« Pac et retour de la jachère : transformer cette contrainte en atout en semant des cultures mellifères » 

Agriculteur à Auvernaux (Essonne), Nicolas Galpin est secrétaire général adjoint de la FDSEA et président de la commission apicole. 

Horizons : Vous sortez tout juste d’une période intense de travaux dans les champs, dans quel état d’esprit êtes-vous ? 

Nicolas Galpin : Les travaux d’automne ont en effet été intenses cette année en raison d’un climat doux qui nous a obligés à être très attentifs sur la protection de nos cultures notamment. Nous avons aussi quelques inquiétudes sur le développement avancé du colza. 

Plus largement, je suis désemparé face aux actions de défiance menées contre le monde agricole ces derniers mois. Le train que l’on arrête sur les voies avant de vider les céréales au sol, les étudiants d’AgroParisTech qui vilipendent leur formation et nos métiers, et dernièrement des activistes qui s’en prennent à nos collègues des Deux-Sèvres et leur projet de retenue d’eau. Il est urgent que notre société se rende compte que les supermarchés ne se remplissent pas tout seul et qu’il y a des hommes et des femmes qui se démènent au quotidien pour nourrir la population et assurer autant que faire se peut notre indépendance alimentaire. Nous faisons de notre mieux, avec des techniques et des technologies qui évoluent à grande vitesse et il serait grand temps que cela soit reconnu et valorisé. 

Vous produisez plusieurs dizaines d’hectares de betteraves chaque année. Quel est votre regard sur la conjoncture de cette filière ? 
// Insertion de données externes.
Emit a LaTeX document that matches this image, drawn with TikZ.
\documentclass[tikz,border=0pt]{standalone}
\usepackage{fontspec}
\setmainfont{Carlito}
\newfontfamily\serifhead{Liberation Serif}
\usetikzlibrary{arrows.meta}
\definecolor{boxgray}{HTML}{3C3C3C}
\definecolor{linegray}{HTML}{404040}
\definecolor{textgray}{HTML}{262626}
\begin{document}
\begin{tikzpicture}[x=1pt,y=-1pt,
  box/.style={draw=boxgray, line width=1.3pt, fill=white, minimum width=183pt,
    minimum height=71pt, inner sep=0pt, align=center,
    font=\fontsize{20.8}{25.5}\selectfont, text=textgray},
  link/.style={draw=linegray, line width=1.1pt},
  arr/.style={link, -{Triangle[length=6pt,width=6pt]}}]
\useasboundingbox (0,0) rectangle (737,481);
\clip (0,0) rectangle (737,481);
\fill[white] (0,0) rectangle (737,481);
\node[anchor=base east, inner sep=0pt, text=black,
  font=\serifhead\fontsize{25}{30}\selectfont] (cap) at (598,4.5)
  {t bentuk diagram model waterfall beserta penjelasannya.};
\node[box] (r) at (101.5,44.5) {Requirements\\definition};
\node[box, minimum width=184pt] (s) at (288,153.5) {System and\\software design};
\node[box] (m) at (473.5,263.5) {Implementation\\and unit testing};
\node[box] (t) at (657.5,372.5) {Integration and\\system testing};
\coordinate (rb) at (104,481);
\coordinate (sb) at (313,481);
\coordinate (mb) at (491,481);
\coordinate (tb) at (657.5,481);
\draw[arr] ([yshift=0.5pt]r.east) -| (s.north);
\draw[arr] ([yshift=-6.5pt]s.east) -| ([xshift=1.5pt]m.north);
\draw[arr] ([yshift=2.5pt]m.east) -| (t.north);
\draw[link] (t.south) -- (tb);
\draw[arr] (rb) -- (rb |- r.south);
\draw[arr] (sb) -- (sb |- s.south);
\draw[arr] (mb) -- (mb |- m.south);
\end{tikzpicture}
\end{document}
Longtemps la betterave a été la culture phare d’un point de vue technique et économique sur mon exploitation mais aussi pour bien d’autres collègues. Pour être honnête, je suis aujourd’hui inquiet sur l’avenir de la filière. Depuis 2016, je n’ai pas eu une seule année avec des rendements et des prix corrects, je n’ai pas gagné d’argent avec la betterave, j’en ai même perdu certaines années. Les industriels promettent cette année un prix en hausse mais à mon avis, malheureusement, la baisse des surfaces est inéluctable tant les difficultés sont nombreuses et décourageantes : nous n’avons pas de solution suffisante pour la cercosporiose, la problématique des néonicotinoïdes se reposera après 2023, le désherbage est complexe et nous déplorons l’arrivée progressive d’un nouvel insecte, le charançon Lixus juncii, que l’on ne maîtrise pas. À titre personnel, j’ai pris la décision ces deux dernières campagnes de réduire mes surfaces de betteraves. C’est une décision complexe à prendre car il faut garder à l’esprit la nécessité de conserver les outils industriels si nous ne voulons pas voir s’écrouler toute une filière. 

Une commission apicole a eu lieu la semaine dernière (lire ci-contre), comment abordez-vous ce travail autour de l’abeille ? 

Je suis convaincu que l’agriculture et l’apiculture peuvent et doivent cohabiter, échanger et entretenir des liens étroits. C’est d’ailleurs cette envie de communication positive qui m’a amené à mettre les pieds dans l’apiculture il y a quelques années. Nous menons des travaux autour du déploiement des balances connectées, la mise en place de nouveaux ruchers référents, l’importance des traitements contre le varroa, la protection des colonies face aux frelons asiatiques… La récente création de l’Association pour le développement de l’apiculture (ADA) Île-de-France va permettre à la filière de se structurer et de se professionnaliser encore davantage. 

Nous savons tous que la prochaine Pac va conduire au retour de la jachère. J’invite le monde agricole à transformer cette contrainte en atout en semant des cultures mellifères qui apporteront un bol alimentaire considérable à nos abeilles. Certes, cela a un coût mais il faut considérer l’image positive et apaisante qui serait véhiculée à grande échelle pour la société, ainsi que le service rendu. Dans les difficultés de l’abeille, nous avons notre part de responsabilité à travers le bol alimentaire disponible.